New study links Trump’s USAID closure to increase in violence across Africa

A recent study has connected the sudden dismantling of the United States Agency for International Development under U.S. President Donald Trump to increasing violence in some of Africa’s most vulnerable regions.

The research, published on Thursday in the journal Science, revealed that areas previously heavily reliant on USAID assistance experienced a notable and prolonged rise in conflict following the abrupt suspension of the agency’s activities.

Researchers from institutions across Europe and the United States stopped short of concluding that the aid reductions directly triggered the violence.

Nonetheless, they cautioned that sudden interruptions to major humanitarian and development programmes could further weaken communities that were already unstable.

“The abrupt withdrawal of USAID led to a significant and sustained increase in conflict across Africa’s most USAID-dependent regions,” the study stated.

Last year, the Trump administration moved to shut down USAID, terminating more than 90 per cent of its international aid contracts and slashing approximately $60 billion in global assistance funding.

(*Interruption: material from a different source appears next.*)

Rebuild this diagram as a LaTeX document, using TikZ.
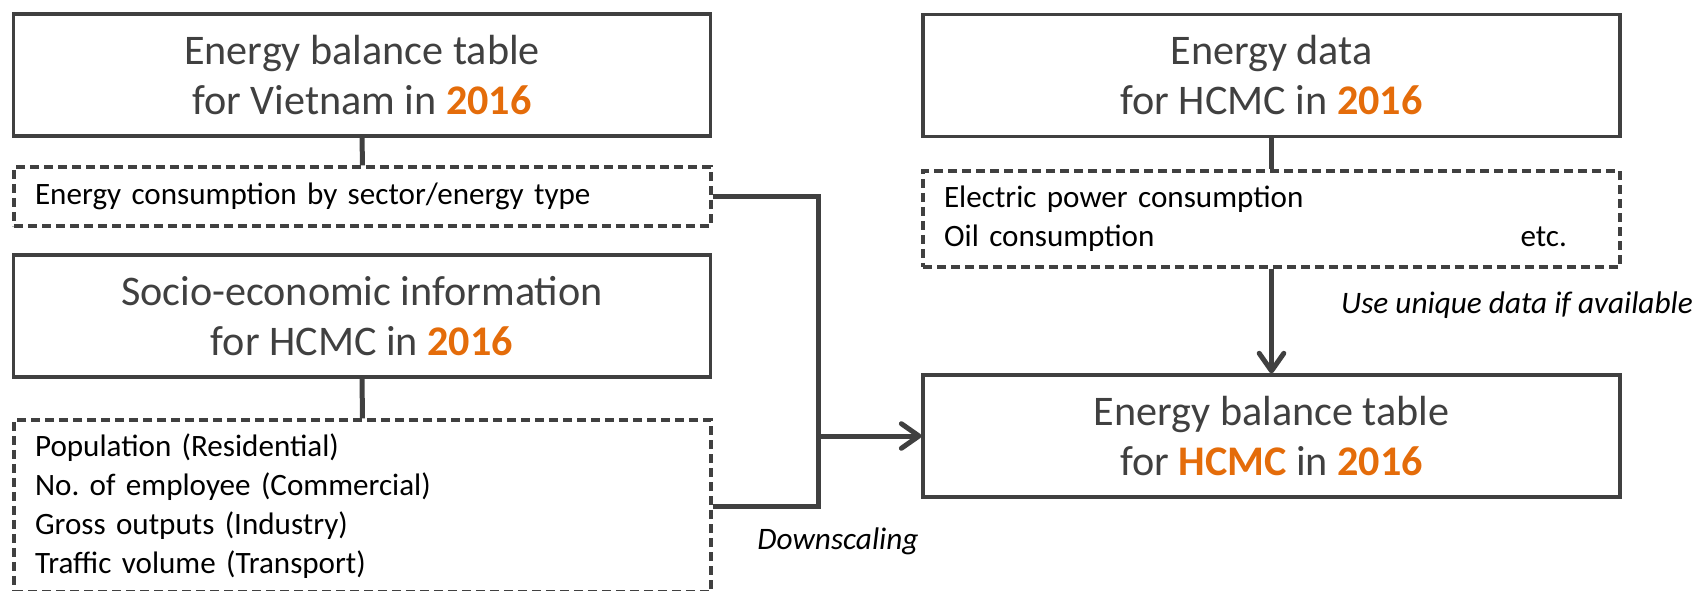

The move disrupted humanitarian operations, staffing structures, procurement networks and development programmes in multiple countries.

For many years, USAID had served as one of Africa’s biggest providers of humanitarian and development support, funding governments, relief organisations and non-governmental agencies responding to insurgencies, displacement, hunger crises and weak public services.

In Nigeria, USAID financing supported humanitarian programmes in regions devastated by the Boko Haram insurgency, including food distribution, healthcare services and aid for displaced populations in the northeast.

Within Ethiopia, the agency played an important role in relief efforts in the Tigray region, where recovery has remained slow after a devastating civil conflict that claimed hundreds of thousands of lives.

USAID also directed substantial investment into northern Côte d’Ivoire, where authorities and international partners have sought to stop extremist groups linked to al-Qaeda and the Islamic State from expanding southward from the Sahel.

The report emerges at a time when insecurity linked to militant Islamist groups is worsening across Africa.

Figures released this week by the Armed Conflict Location & Event Data Project showed that jihadist movements have become increasingly active across the continent and have intensified attacks on civilians over the past four years.

According to the researchers, there was a strong relationship between the withdrawal of USAID assistance and rising unrest in aid-dependent areas, although they stressed that the findings should not be interpreted as evidence that foreign aid alone prevents conflict.

Instead, they argued that the results demonstrate the risks associated with suddenly removing essential support structures from communities already struggling with insecurity, poverty and fragile institutions.

Nathaniel Raymond, executive director of the Humanitarian Research Lab at the Yale School of Public Health, warned that the consequences of the shutdown could persist even if funding is restored in the future.

“The lasting problem with the shuttering of USAID is likely going to be that for much of its conflict prevention work, even if you put back all the money, the experience is gone,” he said.

Ladd Serwat, a senior Africa analyst at ACLED, stated that some USAID-supported initiatives may previously have helped local communities resist militant influence and violence before they were discontinued.

“We now see increasing insurgency and spillover, so some of those programmes may have supported these communities from insurgent threats, and now they are no longer active,” he said.